Nonetheless, more than 100,000 people a day, as many as 40% of them from the U.S., travel to the Edmonton complex, and with good reason. The Ghermezian mall contains a mammoth amusement park, with entry free of charge. Fully integrated into the retail complex, it comes complete with roller coasters and carrousels (47 rides in all). The mall also boasts an 18-hole miniature golf course and a $5 million hockey rink where Superstar Wayne Gretzky practices with the Edmonton Oilers. The center's Waterpark sports a 600-ft. water slide and a 2.5-acre artificial lake featuring a replica of the Santa Maria and four yellow, 40-ft. submarines that take tourists on $4 "undersea" adventures.

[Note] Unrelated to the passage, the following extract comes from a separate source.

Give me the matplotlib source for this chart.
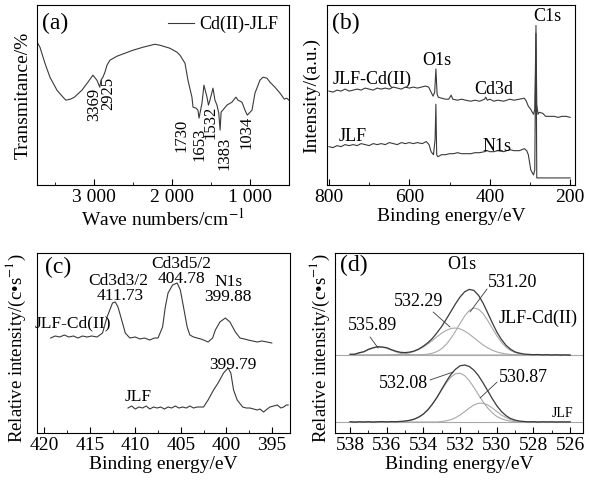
import matplotlib
matplotlib.use('Agg')
import matplotlib.pyplot as plt
from matplotlib.ticker import MultipleLocator, FuncFormatter

plt.rcParams['font.family'] = 'Liberation Serif'
plt.rcParams['mathtext.fontset'] = 'stix'

# (a) FT-IR of Cd(II)-JLF
ir_wn = [3727, 3692, 3628, 3564, 3474, 3397, 3360, 3300, 3250, 3154, 3077, 3013,
         2962, 2925, 2910, 2885, 2859, 2833, 2795, 2705, 2500, 2372, 2218, 2154,
         2026, 1936, 1897, 1833, 1795, 1744, 1730, 1692, 1667, 1653, 1615, 1590,
         1551, 1532, 1513, 1474, 1449, 1423, 1400, 1383, 1370, 1295, 1231, 1180,
         1154, 1103, 1064, 1034, 974, 936, 872, 833, 782, 744, 680, 615, 560, 530, 500]
ir_t = [143, 138, 122, 108, 95, 88, 85, 86, 88, 95, 103, 110,
        105, 98, 105, 108, 113, 120, 125, 129, 135, 138, 141, 140,
        137, 133, 130, 122, 105, 88, 78, 77, 75, 67, 82, 100,
        88, 80, 85, 97, 85, 80, 72, 55, 73, 80, 83, 88,
        85, 83, 75, 70, 75, 92, 105, 108, 107, 103, 98, 92, 86, 87, 85]
ir_marks = ['3369', '2925', '1730', '1653', '1532', '1383', '1034']

# (b) XPS survey
sv_be_cd = [800, 790, 780, 770, 760, 750, 740, 730, 720, 710, 700, 690, 680, 670, 660,
            650, 640, 630, 620, 610, 600, 590, 580, 570, 560, 552, 546, 541, 537, 534,
            531, 528, 520, 510, 502, 496, 492, 480, 470, 460, 447, 437, 425, 413, 410,
            406, 400, 390, 380, 365, 350, 340, 326, 314, 309, 304, 298, 294, 291, 288,
            285, 283, 280, 277, 268, 261, 250, 240, 230, 220, 210, 200]
sv_cd = [93, 92, 94, 93, 95, 93, 94, 95, 94, 96, 95, 94, 96, 95, 96,
         95, 97, 96, 95, 97, 96, 97, 96, 97, 98, 97, 92, 88, 92, 115,
         90, 87, 86, 85, 85, 89, 85, 84, 85, 84, 83, 84, 83, 85, 87,
         84, 85, 83, 84, 83, 85, 84, 85, 86, 83, 78, 75, 72, 70, 75,
         150, 80, 70, 72, 71, 68, 68, 68, 67, 68, 68, 67]
sv_be_jlf = [800, 790, 780, 770, 760, 750, 740, 730, 720, 710, 700, 690, 680, 670, 660,
             650, 640, 630, 620, 610, 600, 590, 580, 568, 558, 551, 546, 540, 536, 534,
             532, 529, 520, 510, 500, 490, 480, 470, 460, 447, 437, 425, 413, 406, 400,
             390, 380, 365, 350, 340, 326, 314, 308, 304, 298, 294, 291, 288, 285, 283,
             280, 270, 260, 250, 240, 230, 220, 210, 200]
sv_jlf = [38, 37, 39, 38, 40, 39, 40, 39, 41, 40, 39, 41, 40, 41, 40,
          42, 41, 40, 42, 41, 42, 41, 42, 41, 43, 40, 33, 30, 45, 80,
          30, 28, 30, 30, 31, 31, 32, 31, 31, 31, 32, 32, 33, 34, 33,
          33, 34, 33, 35, 34, 34, 36, 34, 30, 15, 12, 10, 15, 158, 7,
          7, 7, 7, 7, 7, 7, 7, 7, 7]

# (c) Cd3d / N1s region
cd_be = [419.3, 418.8, 418.3, 417.8, 417.3, 416.8, 416.3, 415.8, 415.3, 414.8, 414.2,
         413.6, 413.1, 412.5, 412.2, 411.9, 411.4, 411.1, 410.6, 410.0, 409.5, 409.0,
         408.4, 407.9, 407.5, 407.0, 406.7, 406.4, 405.9, 405.4, 405.05, 404.7, 404.3,
         404.0, 403.6, 403.2, 402.8, 402.5, 402.0, 401.5, 401.2, 400.7, 400.1, 399.6,
         399.0, 398.5, 398.0, 397.6, 397.1, 396.6, 396.1, 395.5, 395.0]
cd_int = [95, 97, 96, 98, 96, 97, 95, 97, 96, 97, 96,
          100, 116, 130, 131, 126, 110, 100, 95, 96, 94, 95,
          93, 95, 95, 106, 126, 140, 148, 150, 143, 126, 106,
          98, 96, 95, 94, 93, 91, 95, 103, 111, 115, 111,
          101, 95, 94, 93, 92, 91, 92, 91, 90]
n_be = [410.8, 410.4, 410.0, 409.6, 409.2, 408.8, 408.4, 408.0, 407.6, 407.2, 406.8,
        406.4, 406.0, 405.6, 405.2, 404.8, 404.4, 404.0, 403.6, 403.2, 402.8, 402.5,
        402.0, 401.4, 400.9, 400.3, 399.8, 399.5, 399.2, 398.8, 398.2, 397.8, 397.4,
        397.0, 396.6, 396.3, 395.9, 395.5, 395.2, 394.8, 394.4, 394.0, 393.7, 393.4, 393.2]
n_int = [25, 27, 24, 26, 25, 27, 24, 26, 25, 26, 24,
         26, 25, 27, 25, 26, 25, 27, 25, 26, 26, 26,
         33, 43, 50, 60, 65, 60, 43, 33, 26, 25, 25,
         24, 23, 24, 21, 24, 26, 27, 28, 25, 26, 28, 28]

# (d) O1s high resolution, heights above each baseline
o1s_be = [538.0, 537.75, 537.5, 537.25, 537.0, 536.75, 536.5, 536.25, 536.0, 535.75,
          535.5, 535.25, 535.0, 534.75, 534.5, 534.25, 534.0, 533.75, 533.5, 533.25,
          533.0, 532.75, 532.5, 532.25, 532.0, 531.75, 531.5, 531.25, 531.0, 530.75,
          530.5, 530.25, 530.0, 529.75, 529.5, 529.25, 529.0, 528.75, 528.5, 528.25,
          528.0, 527.75, 527.5, 527.25, 527.0, 526.75, 526.5, 526.25, 526.0]
o1s_cd = [0.8, 0.7, 2.3, 3.2, 5.7, 7.2, 8.3, 8.0, 7.3, 5.4,
          3.8, 2.7, 2.4, 2.9, 4.0, 6.0, 8.9, 12.4, 16.8, 22.5,
          28.6, 35.9, 43.5, 51.2, 58.1, 63.2, 65.6, 64.6, 59.8, 52.0,
          42.3, 32.4, 23.1, 15.6, 9.8, 5.8, 3.1, 1.8, 0.9, 0.6,
          0.3, 0.5, 0.1, 0.3, 0.0, 0.2, -0.1, 0.1, -0.2]
o1s_cd_531 = [0, 0, 0, 0, 0, 0, 0, 0, 0, 0,
              0, 0, 0, 0, 0.1, 0.2, 0.4, 0.9, 1.8, 3.5,
              6.4, 10.7, 16.6, 23.8, 31.7, 39.0, 44.5, 47.0, 45.9, 41.5,
              34.7, 26.9, 19.3, 12.8, 7.9, 4.5, 2.4, 1.2, 0.5, 0.2,
              0.1, 0, 0, 0, 0, 0, 0, 0, 0]
o1s_cd_532 = [0, 0, 0, 0, 0, 0, 0, 0, 0.1, 0.2,
              0.4, 0.7, 1.3, 2.2, 3.6, 5.5, 8.1, 11.2, 14.7, 18.4,
              21.9, 24.7, 26.5, 27.0, 26.1, 23.9, 20.9, 17.3, 13.6, 10.1,
              7.2, 4.8, 3.1, 1.9, 1.1, 0.6, 0.3, 0.2, 0.1, 0,
              0, 0, 0, 0, 0, 0, 0, 0, 0]
o1s_cd_536 = [0.4, 0.9, 1.9, 3.3, 5.2, 6.9, 7.9, 7.8, 6.7, 4.9,
              3.1, 1.7, 0.8, 0.3, 0.1, 0, 0, 0, 0, 0,
              0, 0, 0, 0, 0, 0, 0, 0, 0, 0,
              0, 0, 0, 0, 0, 0, 0, 0, 0, 0,
              0, 0, 0, 0, 0, 0, 0, 0, 0]
o1s_jlf = [0.3, -0.2, 0.2, 0.0, 0.3, -0.1, 0.2, 0.4, 0.1, 0.4,
           0.3, 0.6, 1.0, 1.7, 2.9, 5.0, 8.0, 12.4, 18.2, 25.0,
           32.8, 40.6, 47.5, 52.8, 56.2, 57.0, 55.5, 51.9, 46.4, 39.2,
           31.4, 23.5, 16.3, 10.6, 6.4, 3.5, 1.9, 0.9, 0.5, 0.1,
           0.3, -0.1, 0.2, 0.0, 0.2, -0.1, 0.1, 0.0, 0.1]
o1s_jlf_532 = [0, 0, 0, 0, 0, 0, 0, 0, 0, 0,
               0, 0, 0.7, 1.4, 2.6, 4.7, 7.8, 12.2, 17.9, 24.7,
               32.1, 39.2, 44.9, 48.3, 48.7, 46.4, 41.4, 34.7, 27.4, 20.2,
               14.1, 9.2, 5.6, 3.3, 1.8, 0.9, 0.4, 0.2, 0.1, 0,
               0, 0, 0, 0, 0, 0, 0, 0, 0]
o1s_jlf_531 = [0, 0, 0, 0, 0, 0, 0, 0, 0, 0,
               0, 0, 0, 0, 0, 0, 0, 0, 0, 0,
               0.5, 1.2, 2.4, 4.3, 7.0, 10.4, 13.9, 17.0, 18.8, 18.8,
               17.1, 14.1, 10.5, 7.1, 4.4, 2.4, 1.2, 0.6, 0.2, 0,
               0, 0, 0, 0, 0, 0, 0, 0, 0]

dark = '#3a3a3a'
light = '#a8a8a8'
fs = 14
ann = 12.5


def style_axis(ax, major, minor):
    ax.xaxis.set_major_locator(MultipleLocator(major))
    ax.xaxis.set_minor_locator(MultipleLocator(minor))
    ax.tick_params(axis='x', which='both', direction='in', top=False, labelsize=fs, pad=3)
    ax.tick_params(axis='x', which='major', length=4)
    ax.tick_params(axis='x', which='minor', length=2)
    ax.set_yticks([])


fig = plt.figure(figsize=(5.9, 4.83), dpi=100)

# ---- (a)
ax = fig.add_axes([0.0627, 0.617, 0.4271, 0.372])
ax.plot(ir_wn, ir_t, color=dark, lw=0.8, label='Cd(II)-JLF')
ax.set_xlim(3730, 500)
ax.set_ylim(0, 180)
style_axis(ax, 1000, 500)
ax.xaxis.set_major_formatter(FuncFormatter(lambda v, p: f'{int(v):,}'.replace(',', ' ')))
ax.set_xlabel('Wave numbers/cm$^{-1}$', fontsize=fs, labelpad=1)
ax.set_ylabel('Transmitance/%', fontsize=fs)
ax.yaxis.set_label_coords(-0.02, 0.5)
ax.legend(loc='upper right', frameon=False, fontsize=13, handlelength=1.4,
          handletextpad=0.3, borderaxespad=0.2)
ax.text(0.02, 0.9, '(a)', transform=ax.transAxes, fontsize=17, va='center')
ir_pos = [(3000, 81), (2821, 92), (1875, 50), (1650, 41), (1505, 63), (1321, 32), (1039, 53)]
for lab, (x, y) in zip(ir_marks, ir_pos):
    ax.text(x, y, lab, rotation=90, ha='center', va='center', fontsize=12)

# ---- (b)
ax = fig.add_axes([0.5542, 0.617, 0.4203, 0.372])
ax.plot(sv_be_cd, sv_cd, color=dark, lw=0.8)
ax.plot(sv_be_jlf, sv_jlf, color=dark, lw=0.8)
ax.set_xlim(805, 188)
ax.set_ylim(0, 178)
style_axis(ax, 200, 100)
ax.set_xlabel('Binding energy/eV', fontsize=fs, labelpad=1)
ax.set_ylabel('Intensity/(a.u.)', fontsize=fs)
ax.yaxis.set_label_coords(-0.028, 0.5)
ax.text(0.02, 0.9, '(b)', transform=ax.transAxes, fontsize=17, va='center')
for lab, x, y in [('C1s', 257, 167), ('O1s', 531, 123), ('JLF-Cd(II)', 693, 105),
                  ('Cd3d', 389, 95), ('JLF', 740, 48), ('N1s', 382, 38)]:
    ax.text(x, y, lab, ha='center', va='center', fontsize=13)

# ---- (c)
ax = fig.add_axes([0.0627, 0.1035, 0.4288, 0.3727])
ax.plot(cd_be, cd_int, color=dark, lw=0.8)
ax.plot(n_be, n_int, color=dark, lw=0.8)
ax.set_xlim(420.8, 393)
ax.set_ylim(0, 180)
style_axis(ax, 5, 2.5)
ax.set_xlabel('Binding energy/eV', fontsize=fs, labelpad=1)
ax.set_ylabel('Relative intensity/(c\u2022s$^{-1}$)', fontsize=13.5)
ax.yaxis.set_label_coords(-0.036, 0.47)
ax.text(0.03, 0.917, '(c)', transform=ax.transAxes, fontsize=17, va='center')
for lab, x, y in [('Cd3d3/2', 411.87, 152), ('411.73', 411.65, 137),
                  ('Cd3d5/2', 404.95, 169), ('404.78', 404.95, 154),
                  ('N1s', 399.78, 151), ('399.88', 399.78, 136),
                  ('JLF-Cd(II)', 416.87, 110), ('JLF', 409.67, 36), ('399.79', 399.23, 68)]:
    ax.text(x, y, lab, ha='center', va='center', fontsize=ann)

# ---- (d)
ax = fig.add_axes([0.5678, 0.1035, 0.4203, 0.3727])
off_cd, off_jlf = 78, 11
for comp in (o1s_cd_531, o1s_cd_532, o1s_cd_536):
    ax.plot(o1s_be, [v + off_cd for v in comp], color=light, lw=0.8)
for comp in (o1s_jlf_532, o1s_jlf_531):
    ax.plot(o1s_be, [v + off_jlf for v in comp], color=light, lw=0.8)
ax.axhline(off_cd, color=light, lw=0.8)
ax.axhline(off_jlf, color=light, lw=0.8)
ax.plot(o1s_be, [v + off_cd for v in o1s_cd], color=dark, lw=0.9)
ax.plot(o1s_be, [v + off_jlf for v in o1s_jlf], color=dark, lw=0.9)
ax.set_xlim(538.82, 525.3)
ax.set_ylim(0, 180)
style_axis(ax, 2, 1)
ax.set_xlabel('Binding energy/eV', fontsize=fs, labelpad=1)
ax.set_ylabel('Relative intensity/(c\u2022s$^{-1}$)', fontsize=13.5)
ax.yaxis.set_label_coords(-0.014, 0.47)
ax.text(0.02, 0.933, '(d)', transform=ax.transAxes, fontsize=17, va='center')
for lab, x, y, size in [('O1s', 531.89, 168, 13), ('531.20', 529.16, 150, 13),
                        ('532.29', 534.29, 131, 13), ('JLF-Cd(II)', 527.75, 115, 13),
                        ('535.89', 536.8, 108, 13), ('532.08', 535.11, 50, 13),
                        ('530.87', 528.56, 56, 13), ('JLF', 526.44, 20, 10)]:
    ax.text(x, y, lab, ha='center', va='center', fontsize=size)
for (x0, y0), (x1, y1) in [((530.53, 144), (531.46, 121)), ((533.47, 121), (532.55, 106)),
                           ((536.91, 96), (536.47, 85)), ((533.64, 53), (532.38, 61)),
                           ((529.98, 51), (530.91, 35))]:
    ax.annotate('', xy=(x1, y1), xytext=(x0, y0),
                arrowprops=dict(arrowstyle='-', color=dark, lw=0.6, shrinkA=0, shrinkB=0))

fig.savefig('out.png', dpi=100)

Consummate merchandisers, the Ghermezians were looking for ways to lure retail shoppers in a thinly populated region where the winters are long and temperatures often dip to -40 degreesF. Much of their concept is blatantly borrowed from Disneyland -- right down to the name of their amusement park, which they have dubbed Fantasyland. (Walt Disney Productions is suing over use of that name.) But the Ghermezians view the delights of their pleasure dome unsentimentally. "We do not make money on the entertainment," says Eskandar, fortyish, one of the less secretive of the brothers. "We make money on the retail sales. But it is the entertainment that brings in the people."

The Ghermezian approach is indisputably successful. Sales revenues for the complex last year totaled $560 million. That take is the equivalent of $280 per sq. ft. of retail space, which is twice the rate of a typical U.S. retail outlet.